### PROVIDED DATA

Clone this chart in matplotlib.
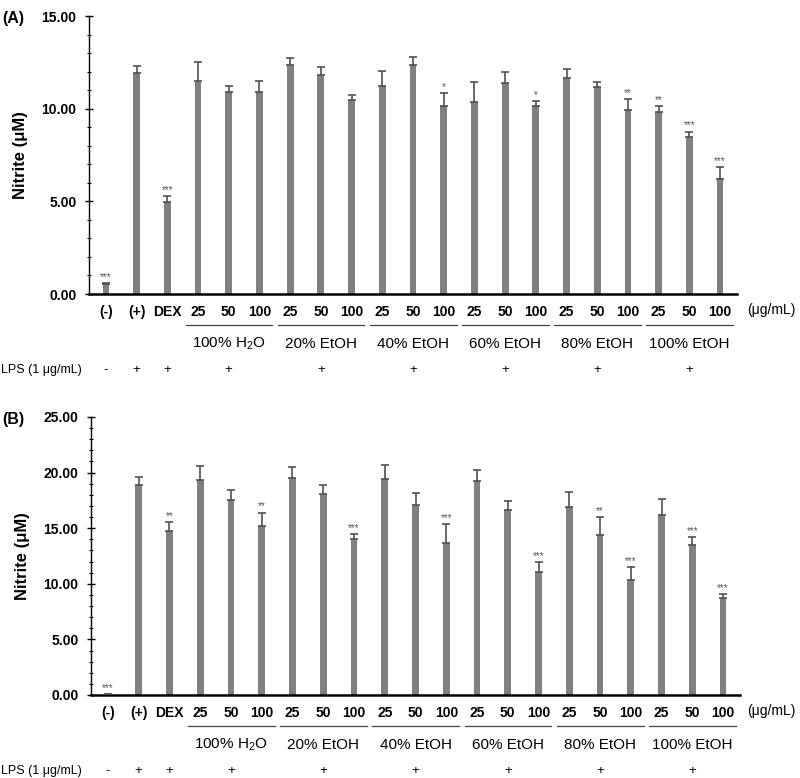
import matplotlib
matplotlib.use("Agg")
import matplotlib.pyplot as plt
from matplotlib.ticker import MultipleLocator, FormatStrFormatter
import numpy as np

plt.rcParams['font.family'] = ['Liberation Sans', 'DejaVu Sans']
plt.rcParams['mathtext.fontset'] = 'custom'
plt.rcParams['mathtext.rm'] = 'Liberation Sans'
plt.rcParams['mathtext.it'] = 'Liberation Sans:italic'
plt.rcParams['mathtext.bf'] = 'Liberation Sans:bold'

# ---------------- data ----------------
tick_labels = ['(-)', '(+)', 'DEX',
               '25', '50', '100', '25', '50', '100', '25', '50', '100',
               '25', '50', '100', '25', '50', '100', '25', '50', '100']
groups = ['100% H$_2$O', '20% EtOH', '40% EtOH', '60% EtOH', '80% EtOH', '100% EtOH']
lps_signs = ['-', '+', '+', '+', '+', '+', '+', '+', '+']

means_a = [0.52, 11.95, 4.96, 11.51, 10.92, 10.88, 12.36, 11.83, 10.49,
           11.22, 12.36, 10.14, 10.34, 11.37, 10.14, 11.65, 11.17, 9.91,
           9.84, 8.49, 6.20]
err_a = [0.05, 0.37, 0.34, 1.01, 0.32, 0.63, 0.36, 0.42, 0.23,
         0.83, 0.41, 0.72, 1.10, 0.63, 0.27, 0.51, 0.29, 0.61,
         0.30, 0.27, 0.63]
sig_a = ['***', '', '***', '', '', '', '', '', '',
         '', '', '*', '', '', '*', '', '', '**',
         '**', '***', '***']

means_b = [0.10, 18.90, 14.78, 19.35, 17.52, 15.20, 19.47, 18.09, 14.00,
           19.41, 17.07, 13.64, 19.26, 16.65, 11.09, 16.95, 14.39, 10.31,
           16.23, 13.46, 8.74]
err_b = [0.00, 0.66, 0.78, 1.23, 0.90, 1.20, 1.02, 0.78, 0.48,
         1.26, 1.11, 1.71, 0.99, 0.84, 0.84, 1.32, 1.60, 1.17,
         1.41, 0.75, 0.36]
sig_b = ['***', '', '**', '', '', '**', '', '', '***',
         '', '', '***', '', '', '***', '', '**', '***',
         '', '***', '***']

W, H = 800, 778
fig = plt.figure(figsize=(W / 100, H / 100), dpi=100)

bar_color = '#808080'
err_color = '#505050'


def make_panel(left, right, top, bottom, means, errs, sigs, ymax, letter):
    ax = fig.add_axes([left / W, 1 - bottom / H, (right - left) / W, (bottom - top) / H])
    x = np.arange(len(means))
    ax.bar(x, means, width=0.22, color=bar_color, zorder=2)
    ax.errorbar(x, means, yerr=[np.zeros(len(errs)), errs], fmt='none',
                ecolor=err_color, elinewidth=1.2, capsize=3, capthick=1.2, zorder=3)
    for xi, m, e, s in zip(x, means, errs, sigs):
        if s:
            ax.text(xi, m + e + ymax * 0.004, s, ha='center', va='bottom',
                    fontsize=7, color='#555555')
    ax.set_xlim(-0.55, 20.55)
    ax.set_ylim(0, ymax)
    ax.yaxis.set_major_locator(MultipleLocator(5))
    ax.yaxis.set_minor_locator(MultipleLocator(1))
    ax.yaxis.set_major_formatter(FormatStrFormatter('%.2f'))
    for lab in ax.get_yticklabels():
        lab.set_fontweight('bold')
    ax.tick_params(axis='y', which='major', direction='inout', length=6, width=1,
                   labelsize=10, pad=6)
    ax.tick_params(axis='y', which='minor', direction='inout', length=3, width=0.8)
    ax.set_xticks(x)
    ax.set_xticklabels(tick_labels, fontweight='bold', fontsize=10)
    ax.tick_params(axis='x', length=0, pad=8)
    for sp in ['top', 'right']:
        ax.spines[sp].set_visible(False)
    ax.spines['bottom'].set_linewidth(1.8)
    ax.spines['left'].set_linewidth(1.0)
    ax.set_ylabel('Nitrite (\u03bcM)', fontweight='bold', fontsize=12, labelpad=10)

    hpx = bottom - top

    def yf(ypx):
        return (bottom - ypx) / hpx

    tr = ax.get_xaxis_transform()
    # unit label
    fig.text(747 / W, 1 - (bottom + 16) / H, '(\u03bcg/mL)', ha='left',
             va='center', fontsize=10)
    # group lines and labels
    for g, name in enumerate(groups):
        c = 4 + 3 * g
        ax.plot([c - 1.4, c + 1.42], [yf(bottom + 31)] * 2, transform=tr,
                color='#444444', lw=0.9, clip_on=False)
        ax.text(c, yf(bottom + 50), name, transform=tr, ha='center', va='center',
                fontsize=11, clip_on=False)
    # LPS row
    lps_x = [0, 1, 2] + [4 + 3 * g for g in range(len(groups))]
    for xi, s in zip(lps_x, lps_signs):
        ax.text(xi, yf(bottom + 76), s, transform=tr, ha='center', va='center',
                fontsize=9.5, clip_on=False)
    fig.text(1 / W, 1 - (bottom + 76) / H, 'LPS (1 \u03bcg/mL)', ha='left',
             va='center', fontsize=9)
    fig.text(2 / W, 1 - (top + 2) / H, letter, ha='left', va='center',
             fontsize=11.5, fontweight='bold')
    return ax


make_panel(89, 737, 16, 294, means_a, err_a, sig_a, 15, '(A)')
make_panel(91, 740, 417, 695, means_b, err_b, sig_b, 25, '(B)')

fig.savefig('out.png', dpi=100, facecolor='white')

######

▶ _YOUR OBJECTIVE_: Leave out the pictures and transcribe everything else exactly.

▶ _FINAL RESULT_:
Clone this chart in matplotlib.
import matplotlib
matplotlib.use("Agg")
import matplotlib.pyplot as plt
from matplotlib.ticker import MultipleLocator, FormatStrFormatter
import numpy as np

plt.rcParams['font.family'] = ['Liberation Sans', 'DejaVu Sans']
plt.rcParams['mathtext.fontset'] = 'custom'
plt.rcParams['mathtext.rm'] = 'Liberation Sans'
plt.rcParams['mathtext.it'] = 'Liberation Sans:italic'
plt.rcParams['mathtext.bf'] = 'Liberation Sans:bold'

# ---------------- data ----------------
tick_labels = ['(-)', '(+)', 'DEX',
               '25', '50', '100', '25', '50', '100', '25', '50', '100',
               '25', '50', '100', '25', '50', '100', '25', '50', '100']
groups = ['100% H$_2$O', '20% EtOH', '40% EtOH', '60% EtOH', '80% EtOH', '100% EtOH']
lps_signs = ['-', '+', '+', '+', '+', '+', '+', '+', '+']

means_a = [0.52, 11.95, 4.96, 11.51, 10.92, 10.88, 12.36, 11.83, 10.49,
           11.22, 12.36, 10.14, 10.34, 11.37, 10.14, 11.65, 11.17, 9.91,
           9.84, 8.49, 6.20]
err_a = [0.05, 0.37, 0.34, 1.01, 0.32, 0.63, 0.36, 0.42, 0.23,
         0.83, 0.41, 0.72, 1.10, 0.63, 0.27, 0.51, 0.29, 0.61,
         0.30, 0.27, 0.63]
sig_a = ['***', '', '***', '', '', '', '', '', '',
         '', '', '*', '', '', '*', '', '', '**',
         '**', '***', '***']

means_b = [0.10, 18.90, 14.78, 19.35, 17.52, 15.20, 19.47, 18.09, 14.00,
           19.41, 17.07, 13.64, 19.26, 16.65, 11.09, 16.95, 14.39, 10.31,
           16.23, 13.46, 8.74]
err_b = [0.00, 0.66, 0.78, 1.23, 0.90, 1.20, 1.02, 0.78, 0.48,
         1.26, 1.11, 1.71, 0.99, 0.84, 0.84, 1.32, 1.60, 1.17,
         1.41, 0.75, 0.36]
sig_b = ['***', '', '**', '', '', '**', '', '', '***',
         '', '', '***', '', '', '***', '', '**', '***',
         '', '***', '***']

W, H = 800, 778
fig = plt.figure(figsize=(W / 100, H / 100), dpi=100)

bar_color = '#808080'
err_color = '#505050'


def make_panel(left, right, top, bottom, means, errs, sigs, ymax, letter):
    ax = fig.add_axes([left / W, 1 - bottom / H, (right - left) / W, (bottom - top) / H])
    x = np.arange(len(means))
    ax.bar(x, means, width=0.22, color=bar_color, zorder=2)
    ax.errorbar(x, means, yerr=[np.zeros(len(errs)), errs], fmt='none',
                ecolor=err_color, elinewidth=1.2, capsize=3, capthick=1.2, zorder=3)
    for xi, m, e, s in zip(x, means, errs, sigs):
        if s:
            ax.text(xi, m + e + ymax * 0.004, s, ha='center', va='bottom',
                    fontsize=7, color='#555555')
    ax.set_xlim(-0.55, 20.55)
    ax.set_ylim(0, ymax)
    ax.yaxis.set_major_locator(MultipleLocator(5))
    ax.yaxis.set_minor_locator(MultipleLocator(1))
    ax.yaxis.set_major_formatter(FormatStrFormatter('%.2f'))
    for lab in ax.get_yticklabels():
        lab.set_fontweight('bold')
    ax.tick_params(axis='y', which='major', direction='inout', length=6, width=1,
                   labelsize=10, pad=6)
    ax.tick_params(axis='y', which='minor', direction='inout', length=3, width=0.8)
    ax.set_xticks(x)
    ax.set_xticklabels(tick_labels, fontweight='bold', fontsize=10)
    ax.tick_params(axis='x', length=0, pad=8)
    for sp in ['top', 'right']:
        ax.spines[sp].set_visible(False)
    ax.spines['bottom'].set_linewidth(1.8)
    ax.spines['left'].set_linewidth(1.0)
    ax.set_ylabel('Nitrite (\u03bcM)', fontweight='bold', fontsize=12, labelpad=10)

    hpx = bottom - top

    def yf(ypx):
        return (bottom - ypx) / hpx

    tr = ax.get_xaxis_transform()
    # unit label
    fig.text(747 / W, 1 - (bottom + 16) / H, '(\u03bcg/mL)', ha='left',
             va='center', fontsize=10)
    # group lines and labels
    for g, name in enumerate(groups):
        c = 4 + 3 * g
        ax.plot([c - 1.4, c + 1.42], [yf(bottom + 31)] * 2, transform=tr,
                color='#444444', lw=0.9, clip_on=False)
        ax.text(c, yf(bottom + 50), name, transform=tr, ha='center', va='center',
                fontsize=11, clip_on=False)
    # LPS row
    lps_x = [0, 1, 2] + [4 + 3 * g for g in range(len(groups))]
    for xi, s in zip(lps_x, lps_signs):
        ax.text(xi, yf(bottom + 76), s, transform=tr, ha='center', va='center',
                fontsize=9.5, clip_on=False)
    fig.text(1 / W, 1 - (bottom + 76) / H, 'LPS (1 \u03bcg/mL)', ha='left',
             va='center', fontsize=9)
    fig.text(2 / W, 1 - (top + 2) / H, letter, ha='left', va='center',
             fontsize=11.5, fontweight='bold')
    return ax


make_panel(89, 737, 16, 294, means_a, err_a, sig_a, 15, '(A)')
make_panel(91, 740, 417, 695, means_b, err_b, sig_b, 25, '(B)')

fig.savefig('out.png', dpi=100, facecolor='white')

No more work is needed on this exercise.